Leaders from the three countries neighbouring Somalia, including Kenya, have endorsed the quest to end a 30-year arms embargo imposed by the United Nations Security Council in 1992.
During a meeting in Mogadishu today, Heads of State from Kenya, Ethiopia and Djibouti said they backed Somalia President Hassan Sheikh Mohamud's government as it rebuilds stability.
The UNSC imposed the arms embargo on Somalia in 1992 to cut the flow of weapons during the country's civil war. Somalia is eager to have the embargo lifted this year.
A communique said the Summit commended the advancement made on developing capabilities in managing weapons and ammunitions regime and endorses Somalia’s quest to completely lift the arms embargo by the end of 2023.
The meeting was receptive to the Somali Government's request to obtain both lethal and non-lethal support to equip its military units and to enhance the military's firepower capabilities.
President William Ruto was among the leaders who were in Mogadishu, Somalia for the meeting of the Frontline States Summit to discuss counter-terrorism measures.
The summit was also attended by Djibouti President Ismail Omer Guelleh and Ethiopia’s Prime Minister Abiy Ahmed Ali.
In an update of the meeting given on his official social media pages, President Ruto stated that common endeavour would empower Somalia and its neighbours to secure the people’s well-being and fulfill their aspirations while diminishing terrorism threats.
"We must disrupt the financial infrastructures, and weapons supply chains and sanction the enablers of terrorism in the Horn of Africa. Our collective effort in anti-terrorism proves that peace is within reach," Ruto said.
Somalia President said Djibouti, Ethiopia and Kenya have been integral to his country’s counterterrorism efforts and the summit reaffirmed the resolve to rid the region of terrorism permanently.
The Heads of State met as Somalia intensifies attacks on terror groups in the Horn of Africa country.

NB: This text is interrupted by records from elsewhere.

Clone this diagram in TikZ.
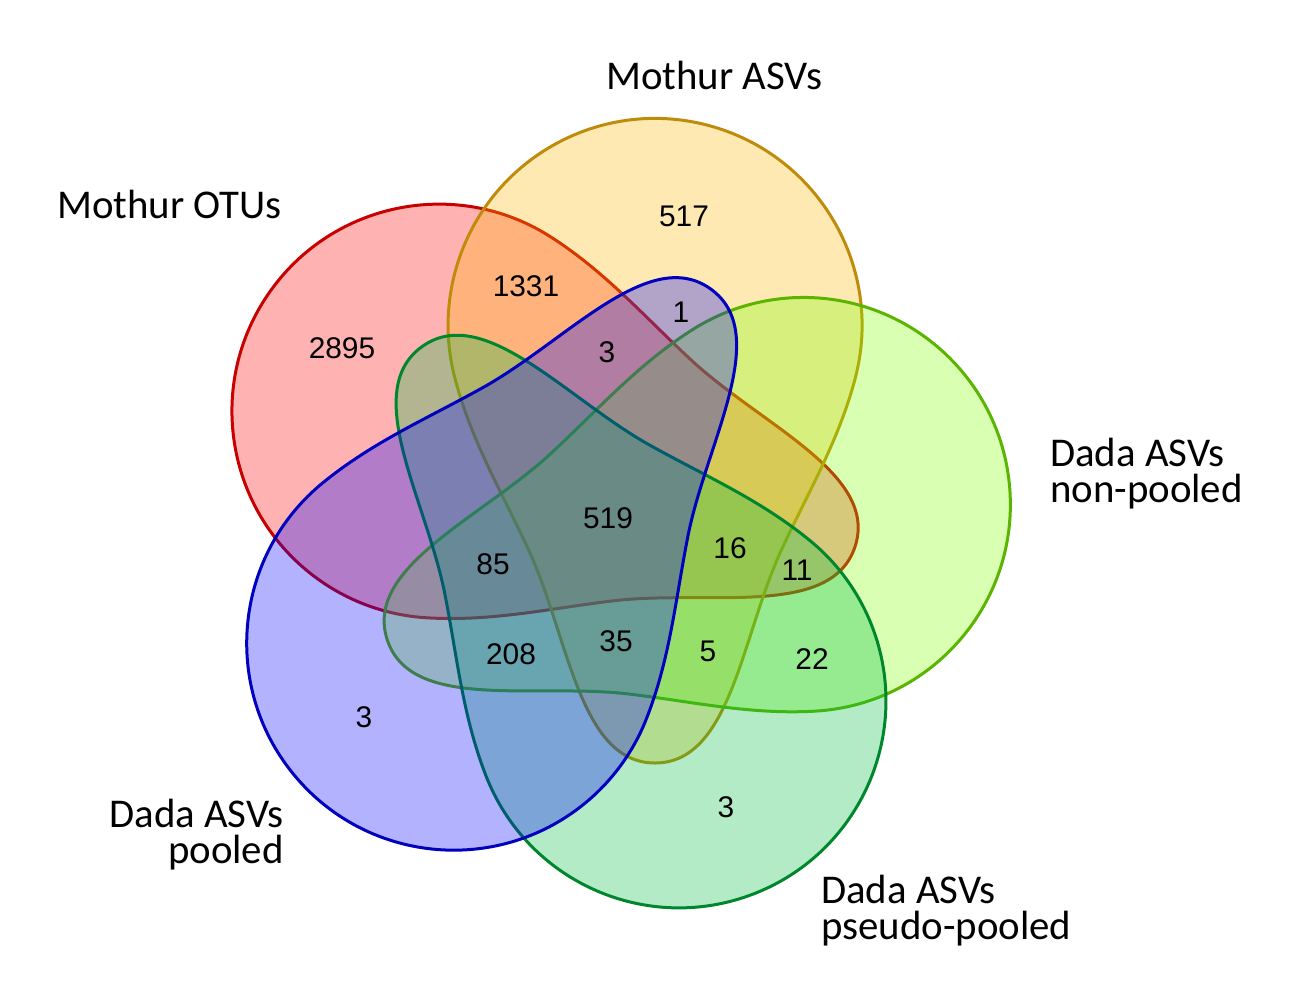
\documentclass[tikz,border=0pt]{standalone}
\usepackage{fontspec}
\setmainfont{Liberation Sans}
\newfontfamily\labelfont{Carlito}
\usepackage{tikz}

\definecolor{otufill}{RGB}{255,0,0}
\definecolor{otuline}{RGB}{200,0,0}
\definecolor{asvfill}{RGB}{255,182,0}
\definecolor{asvline}{RGB}{190,140,10}
\definecolor{nonfill}{RGB}{125,255,0}
\definecolor{nonline}{RGB}{90,180,0}
\definecolor{pseudofill}{RGB}{0,190,65}
\definecolor{pseudoline}{RGB}{0,135,45}
\definecolor{poolfill}{RGB}{0,0,255}
\definecolor{poolline}{RGB}{0,0,190}

\tikzset{
  vset/.style = {line width=3bp, fill opacity=0.3},
  count/.style = {font=\fontsize{30}{36}\selectfont, inner sep=0pt},
  setname/.style = {font=\labelfont\fontsize{41}{36}\selectfont, inner sep=0pt, align=left},
}

\begin{document}
\begin{tikzpicture}[x=1bp, y=-1bp]
  \useasboundingbox (0,0) rectangle (1302,1007);
  \coordinate (C) at (606,517);

  % one lobe with its tail, turned round C for each set
  \foreach \ang/\fillcol/\linecol in {72/otufill/otuline, 0/asvfill/asvline,
      -72/nonfill/nonline, -144/pseudofill/pseudoline, 144/poolfill/poolline}{
    \draw[vset, fill=\fillcol, draw=\linecol, rotate around={\ang:(C)}]
      (855,379) arc[start angle=15, end angle=-195, radius=207]
      .. controls (472,443) and (503,494) .. (530,553)
      .. controls (569,640) and (580,763) .. (655,763)
      .. controls (730,763) and (741,640) .. (780,553)
      .. controls (807,494) and (838,443) .. cycle;
  }

  % set names
  \node[setname, anchor=base west] (otu) at (57,218) {Mothur OTUs};
  \node[setname, anchor=base west] (asv) at (606,89) {Mothur ASVs};
  \node[setname, anchor=base west] (non) at (1050,502) {Dada ASVs\\non-pooled};
  \node[setname, anchor=base east, align=right] (pool) at (284,863) {Dada ASVs\\pooled};
  \node[setname, anchor=base west] (pseudo) at (821,939) {Dada ASVs\\pseudo-pooled};

  % counts
  \node[count] (n517) at (684,216) {517};
  \node[count] (n1331) at (526,286) {1331};
  \node[count] (n2895) at (342,348) {2895};
  \node[count] (n1) at (681,312) {1};
  \node[count] (n3a) at (607,352) {3};
  \node[count] (n519) at (608,518) {519};
  \node[count] (n85) at (493,564) {85};
  \node[count] (n16) at (730,548) {16};
  \node[count] (n11) at (797,570) {11};
  \node[count] (n208) at (511,654) {208};
  \node[count] (n35) at (616,641) {35};
  \node[count] (n5) at (708,651) {5};
  \node[count] (n22) at (812,659) {22};
  \node[count] (n3b) at (364,717) {3};
  \node[count] (n3c) at (726,807) {3};
\end{tikzpicture}
\end{document}
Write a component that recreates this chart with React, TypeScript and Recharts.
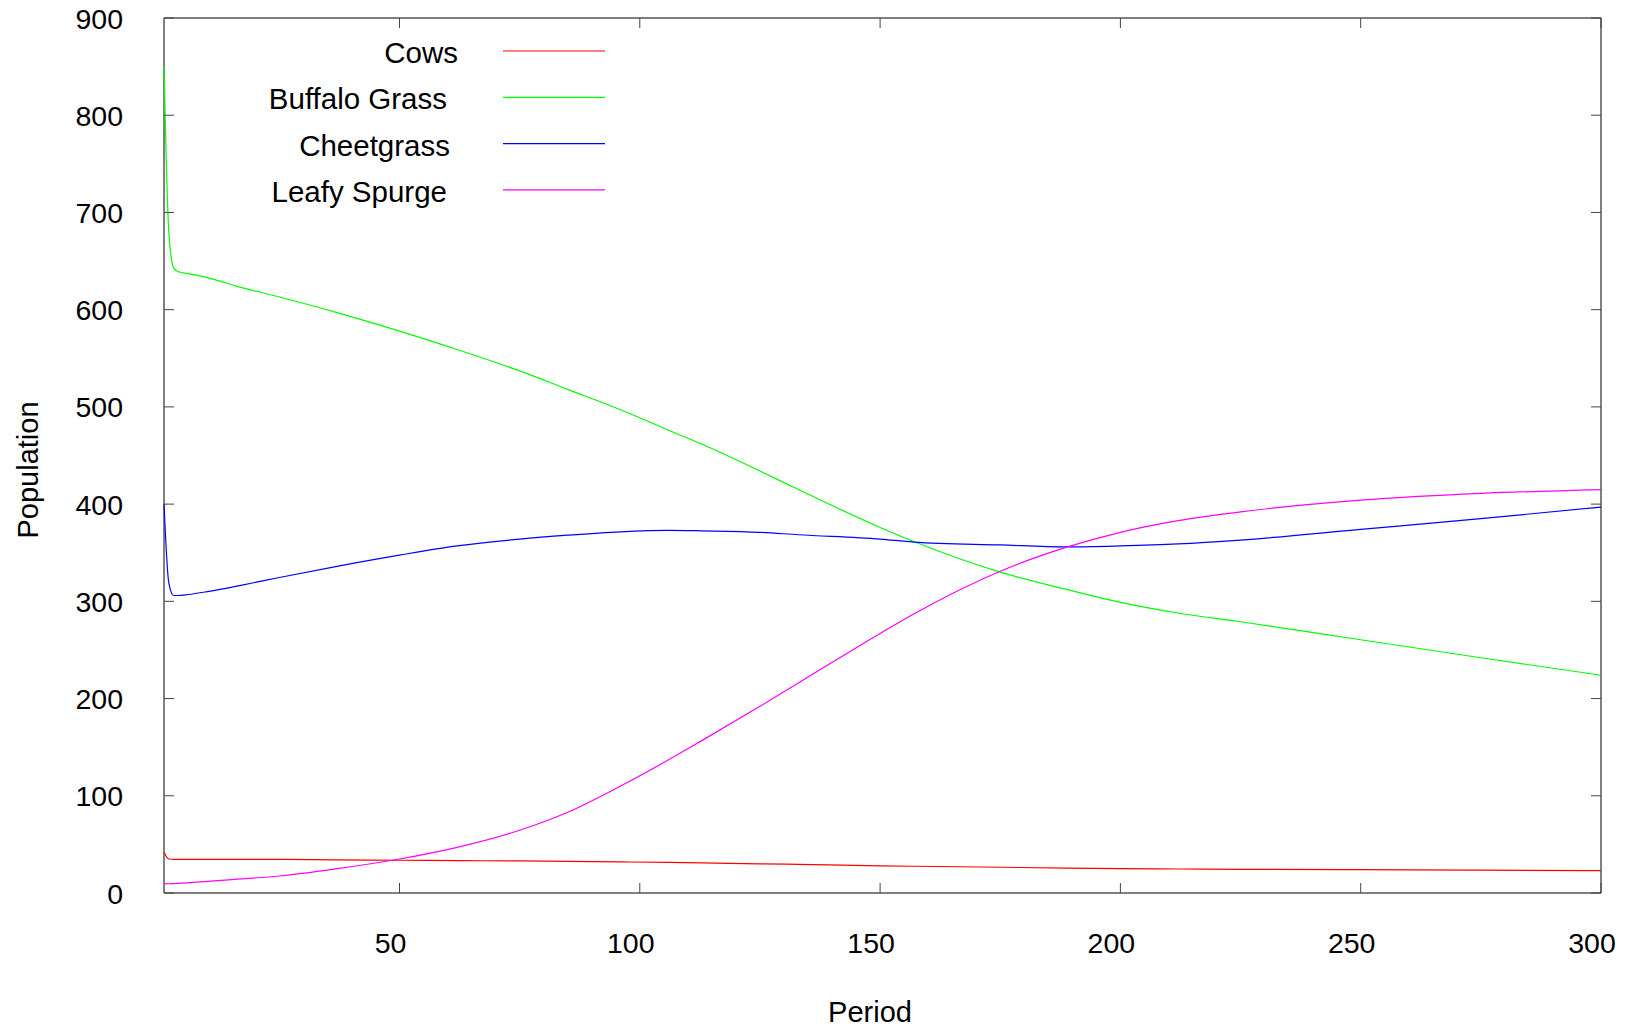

The meeting discussed the importance of coordinated and timely technical, logistical, intelligence and operational support to the ongoing anti-terror operations along with the Somali National Army, a press release of the meeting's discussions stated.
The leaders agreed on the need for the final push for joint operations in the areas that remain under the terrorists to completely liberate the whole of Somalia from Al-Shabaab.
This joint effort would also facilitate the draw-down of ATMIS troops and the gradual handover of security responsibilities to the Somali security forces.
The leaders agreed to jointly plan and organize an operational campaign to search and destroy Al-Shabaab on multiple frontlines aiming at the strategic Al-Shabaab strongholds across south and central Somalia.
"The time-sensitive campaign will prevent any future infiltrating elements into the wider region," the communique stated.